How does XGBoost know the SHAP base values for each tree?

jackbennett · April 5, 2021, 7:54pm

How does XGBoost know the base value for each tree when computing shap values?

shap_values = bst.predict(x_i, pred_contribs=True)

There is a really nice explanation here which explains what SHAP values are, why they are useful and how SHAP values are calculated, for a given prediction. It’s a nice read.

What isn’t clear to me though, is how a pre-trained XGBoost can know the base value when computing SHAP for a new, individual case. The article states, that the base value should equal then “mean prediction for the training set”, although I have since learnt in the XGBoost case, this is actually based on the sums of Hessians for a given tree.

But still, where is this value stored? Can anybody clarify exactly how the base value is computed/where it comes from? Many thanks

hcho3 · April 13, 2021, 8:42pm

The sum of Hessians is used as a proxy for the number of data points that flow through each particular tree node. The value comes from gradient boosting. See https://dl.acm.org/doi/10.1145/2939672.2939785 for more details.
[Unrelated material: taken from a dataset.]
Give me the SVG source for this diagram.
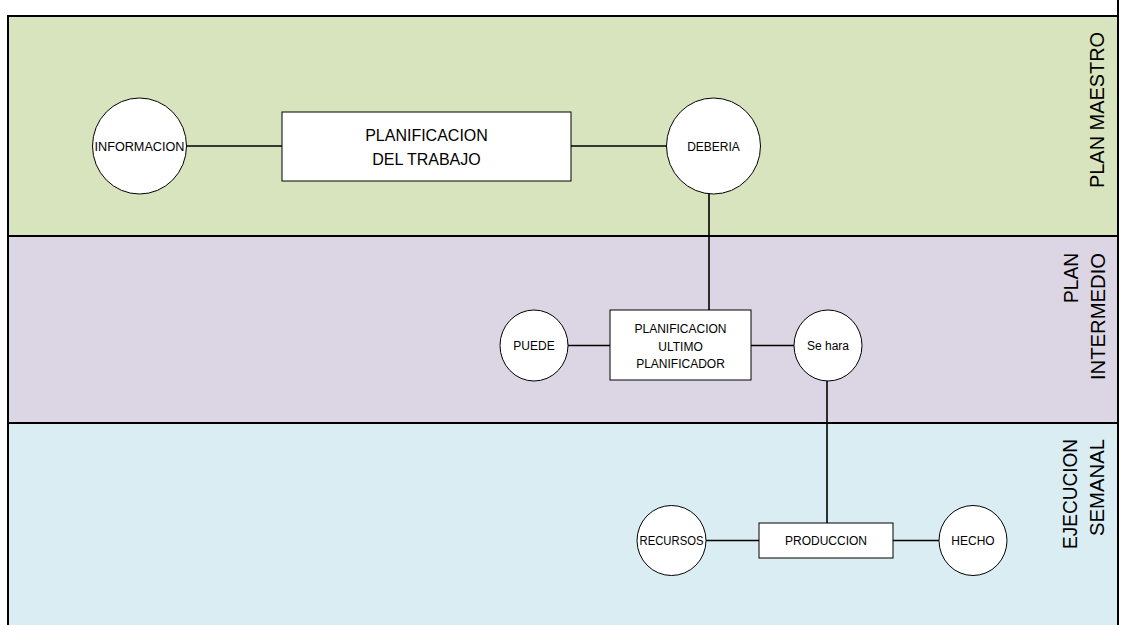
<svg xmlns="http://www.w3.org/2000/svg" width="1125" height="625" viewBox="0 0 1125 625">
<style>
.lane-label{font-family:"Liberation Sans",Arial,sans-serif;font-size:20px;fill:#000;text-anchor:end}
.node-shape{fill:#fff;stroke:#000;stroke-width:1}
.t{font-family:"Liberation Sans",Arial,sans-serif;font-size:12px;fill:#000;text-anchor:middle}
.tb{font-family:"Liberation Sans",Arial,sans-serif;font-size:16px;fill:#000;text-anchor:middle}
.conn{stroke:#000;stroke-width:1.6;fill:none}
.border{stroke:#000;stroke-width:2;fill:none}
</style>
<rect width="1125" height="625" fill="#fff"/>
<g id="lanes">
<rect x="8" y="16" width="1110" height="220" fill="#D7E4BD"/>
<rect x="8" y="236" width="1110" height="187" fill="#DCD6E4"/>
<rect x="8" y="423" width="1110" height="202" fill="#DAEDF3"/>
<line class="border" x1="7" y1="16" x2="1119" y2="16"/>
<line class="border" x1="8" y1="16" x2="8" y2="625"/>
<line class="border" x1="1118" y1="0" x2="1118" y2="625"/>
<line class="border" x1="7" y1="236" x2="1118" y2="236"/>
<line class="border" x1="7" y1="423" x2="1118" y2="423"/>
<text class="lane-label" transform="translate(1104,32) rotate(-90)" textLength="156" lengthAdjust="spacingAndGlyphs">PLAN MAESTRO</text>
<text class="lane-label" transform="translate(1078,253) rotate(-90)" textLength="50" lengthAdjust="spacingAndGlyphs">PLAN</text>
<text class="lane-label" transform="translate(1105,253) rotate(-90)" textLength="127" lengthAdjust="spacingAndGlyphs">INTERMEDIO</text>
<text class="lane-label" transform="translate(1077,439) rotate(-90)" textLength="110" lengthAdjust="spacingAndGlyphs">EJECUCION</text>
<text class="lane-label" transform="translate(1104,439) rotate(-90)" textLength="97" lengthAdjust="spacingAndGlyphs">SEMANAL</text>
</g>
<g id="connectors">
<line class="conn" x1="186" y1="146" x2="282" y2="146"/>
<line class="conn" x1="571" y1="146" x2="667" y2="146"/>
<line class="conn" x1="709" y1="194" x2="709" y2="310"/>
<line class="conn" x1="568" y1="345.5" x2="610" y2="345.5"/>
<line class="conn" x1="751" y1="345.5" x2="794" y2="345.5"/>
<line class="conn" x1="827" y1="381" x2="827" y2="523"/>
<line class="conn" x1="706" y1="540.5" x2="759" y2="540.5"/>
<line class="conn" x1="893" y1="540.5" x2="939" y2="540.5"/>
</g>
<g id="informacion">
<ellipse class="node-shape" cx="139.5" cy="146" rx="47" ry="48"/>
<text class="t" x="139.5" y="150.5" textLength="90" lengthAdjust="spacingAndGlyphs">INFORMACION</text>
</g>
<g id="planificacion-trabajo">
<rect class="node-shape" x="282" y="112" width="289" height="69"/>
<text class="tb" x="426.5" y="141">PLANIFICACION</text>
<text class="tb" x="426.5" y="165">DEL TRABAJO</text>
</g>
<g id="deberia">
<ellipse class="node-shape" cx="713.5" cy="146" rx="47" ry="48"/>
<text class="t" x="713.5" y="150.5">DEBERIA</text>
</g>
<g id="puede">
<ellipse class="node-shape" cx="534" cy="345.5" rx="34" ry="35.5"/>
<text class="t" x="534" y="350">PUEDE</text>
</g>
<g id="planificacion-ultimo">
<rect class="node-shape" x="610" y="310" width="141" height="70"/>
<text class="t" x="680.5" y="333">PLANIFICACION</text>
<text class="t" x="680.5" y="350.5">ULTIMO</text>
<text class="t" x="680.5" y="368">PLANIFICADOR</text>
</g>
<g id="se-hara">
<ellipse class="node-shape" cx="828" cy="345.5" rx="34" ry="35.5"/>
<text class="t" x="828" y="350">Se hara</text>
</g>
<g id="recursos">
<ellipse class="node-shape" cx="671.5" cy="540.5" rx="34.5" ry="35"/>
<text class="t" x="671.5" y="545" textLength="64" lengthAdjust="spacingAndGlyphs">RECURSOS</text>
</g>
<g id="produccion">
<rect class="node-shape" x="759" y="523" width="134" height="35"/>
<text class="t" x="826" y="545">PRODUCCION</text>
</g>
<g id="hecho">
<ellipse class="node-shape" cx="973" cy="540.5" rx="34" ry="35"/>
<text class="t" x="973" y="545">HECHO</text>
</g>
</svg>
jackbennett · April 13, 2021, 9:15pm

Thanks! My question though is more on the implementation side; where is the sum of Hessians actually stored in a given XGBoost model object? This is what I do not understand, but the value must come from somewhere during computation. Thanks

hcho3 · April 13, 2021, 9:27pm

See the following code snippet. The sum_hess field contains the sum of Hessians.

github.com

dmlc/xgboost/blob/a4ce0eae43f7e0e2f91566ef2360830b86b9fdcf/include/xgboost/tree_model.h#L98-L106


struct RTreeNodeStat {
  /*! \brief loss change caused by current split */
  bst_float loss_chg;
  /*! \brief sum of hessian values, used to measure coverage of data */
  bst_float sum_hess;
  /*! \brief weight of current node */
  bst_float base_weight;
  /*! \brief number of child that is leaf node known up to now */
  int leaf_child_cnt {0};